▸ **YOUR OBJECTIVE**
All entries below need to be written out exactly, but without their pictures.

[Plotting code records]

========

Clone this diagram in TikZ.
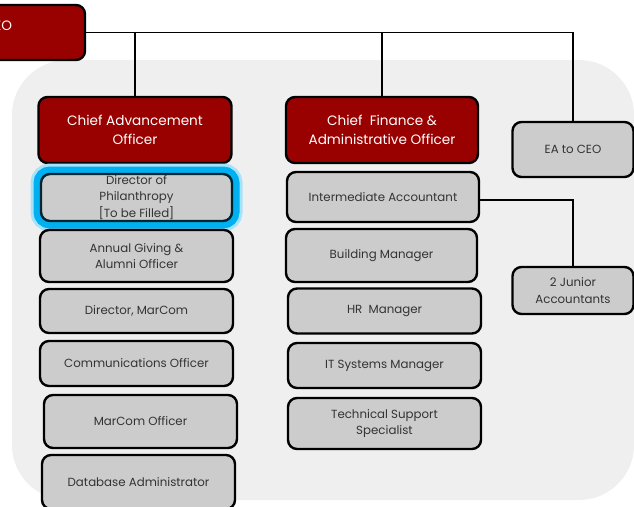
\documentclass[tikz,border=0pt]{standalone}
\usepackage{fontspec}
\setmainfont{Poppins}
\usetikzlibrary{positioning}
\definecolor{chiefred}{HTML}{990000}
\definecolor{boxgray}{HTML}{CCCCCC}
\definecolor{panelgray}{HTML}{EFEFEF}
\definecolor{labelgray}{HTML}{333333}
\definecolor{glowblue}{HTML}{00B0F0}
\begin{document}
\begin{tikzpicture}[
  x=1pt, y=-1pt,
  staff/.style={rectangle, draw, rounded corners=9pt, line width=2.4pt, fill=boxgray,
    text=labelgray, align=center, minimum width=193pt, minimum height=45pt,
    inner sep=0pt, font=\fontsize{11.8}{16.5}\selectfont},
  chief/.style={staff, fill=chiefred, text=white, minimum height=66pt,
    font=\fontsize{13.6}{19}\selectfont},
  glow/.style={draw=black!80!glowblue,
    preaction={draw=glowblue!35, line width=21pt},
    preaction={draw=glowblue, line width=15pt}},
  link/.style={line width=1.6pt}
]
\useasboundingbox (0,0) rectangle (634,506);
\fill[panelgray, rounded corners=55pt] (12,60) rectangle (634,500);

% top level
\node[chief, minimum width=174pt, minimum height=55pt] (ceo) at (-2,32.5) {\raisebox{14pt}{CEO}};
\node[chief] (cao) at (135,130) {Chief Advancement\\Officer};
\node[chief, minimum width=192pt] (cfao) at (382,130) {Chief~ Finance \&\\Administrative Officer};
\node[staff, minimum width=121pt, minimum height=55pt] (ea) at (573,149.5) {EA to CEO};

% advancement column
\node[staff, glow, minimum width=191pt, minimum height=47pt] (phil) at (136.5,197.5) {Director of\\Philanthropy\\{}[To be Filled]};
\node[staff, minimum height=52pt] (giving) at (136.5,256) {Annual Giving \&\\Alumni Officer};
\node[staff, minimum height=44pt] (dirmc) at (136.5,311) {Director, MarCom};
\node[staff] (comms) at (136.5,363.5) {Communications Officer};
\node[staff, minimum height=53pt] (mcoff) at (140.5,421.5) {MarCom Officer};
\node[staff, minimum height=54pt] (dba) at (138.5,482) {Database Administrator};

% finance column
\node[staff, minimum width=192pt, minimum height=50pt] (acct) at (383,197) {Intermediate Accountant};
\node[staff, minimum width=191pt, minimum height=53pt] (bldg) at (381.5,255.5) {Building Manager};
\node[staff] (hr) at (384.5,311) {HR~ Manager};
\node[staff] (it) at (384.5,365.5) {IT Systems Manager};
\node[staff, minimum height=51pt] (tech) at (384.5,423.5) {Technical Support\\Specialist};
\node[staff, minimum width=121pt, minimum height=47pt] (junior) at (573,290.5) {2 Junior\\Accountants};

\draw[link] (ceo.east) -| (ea.north);
\draw[link] (ceo.east -| cao.north) -- (cao.north);
\draw[link] (ceo.east -| cfao.north) -- (cfao.north);
\draw[link] ([yshift=-3pt]acct.east) -| (junior.north);
\end{tikzpicture}
\end{document}
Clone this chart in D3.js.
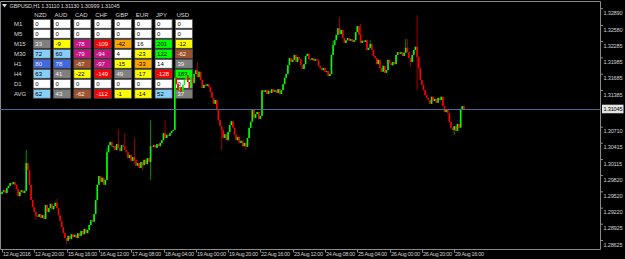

========

▸ **EXPECTED ANSWER**
Clone this diagram in TikZ.
\documentclass[tikz,border=0pt]{standalone}
\usepackage{fontspec}
\setmainfont{Poppins}
\usetikzlibrary{positioning}
\definecolor{chiefred}{HTML}{990000}
\definecolor{boxgray}{HTML}{CCCCCC}
\definecolor{panelgray}{HTML}{EFEFEF}
\definecolor{labelgray}{HTML}{333333}
\definecolor{glowblue}{HTML}{00B0F0}
\begin{document}
\begin{tikzpicture}[
  x=1pt, y=-1pt,
  staff/.style={rectangle, draw, rounded corners=9pt, line width=2.4pt, fill=boxgray,
    text=labelgray, align=center, minimum width=193pt, minimum height=45pt,
    inner sep=0pt, font=\fontsize{11.8}{16.5}\selectfont},
  chief/.style={staff, fill=chiefred, text=white, minimum height=66pt,
    font=\fontsize{13.6}{19}\selectfont},
  glow/.style={draw=black!80!glowblue,
    preaction={draw=glowblue!35, line width=21pt},
    preaction={draw=glowblue, line width=15pt}},
  link/.style={line width=1.6pt}
]
\useasboundingbox (0,0) rectangle (634,506);
\fill[panelgray, rounded corners=55pt] (12,60) rectangle (634,500);

% top level
\node[chief, minimum width=174pt, minimum height=55pt] (ceo) at (-2,32.5) {\raisebox{14pt}{CEO}};
\node[chief] (cao) at (135,130) {Chief Advancement\\Officer};
\node[chief, minimum width=192pt] (cfao) at (382,130) {Chief~ Finance \&\\Administrative Officer};
\node[staff, minimum width=121pt, minimum height=55pt] (ea) at (573,149.5) {EA to CEO};

% advancement column
\node[staff, glow, minimum width=191pt, minimum height=47pt] (phil) at (136.5,197.5) {Director of\\Philanthropy\\{}[To be Filled]};
\node[staff, minimum height=52pt] (giving) at (136.5,256) {Annual Giving \&\\Alumni Officer};
\node[staff, minimum height=44pt] (dirmc) at (136.5,311) {Director, MarCom};
\node[staff] (comms) at (136.5,363.5) {Communications Officer};
\node[staff, minimum height=53pt] (mcoff) at (140.5,421.5) {MarCom Officer};
\node[staff, minimum height=54pt] (dba) at (138.5,482) {Database Administrator};

% finance column
\node[staff, minimum width=192pt, minimum height=50pt] (acct) at (383,197) {Intermediate Accountant};
\node[staff, minimum width=191pt, minimum height=53pt] (bldg) at (381.5,255.5) {Building Manager};
\node[staff] (hr) at (384.5,311) {HR~ Manager};
\node[staff] (it) at (384.5,365.5) {IT Systems Manager};
\node[staff, minimum height=51pt] (tech) at (384.5,423.5) {Technical Support\\Specialist};
\node[staff, minimum width=121pt, minimum height=47pt] (junior) at (573,290.5) {2 Junior\\Accountants};

\draw[link] (ceo.east) -| (ea.north);
\draw[link] (ceo.east -| cao.north) -- (cao.north);
\draw[link] (ceo.east -| cfao.north) -- (cfao.north);
\draw[link] ([yshift=-3pt]acct.east) -| (junior.north);
\end{tikzpicture}
\end{document}
Clone this chart in D3.js.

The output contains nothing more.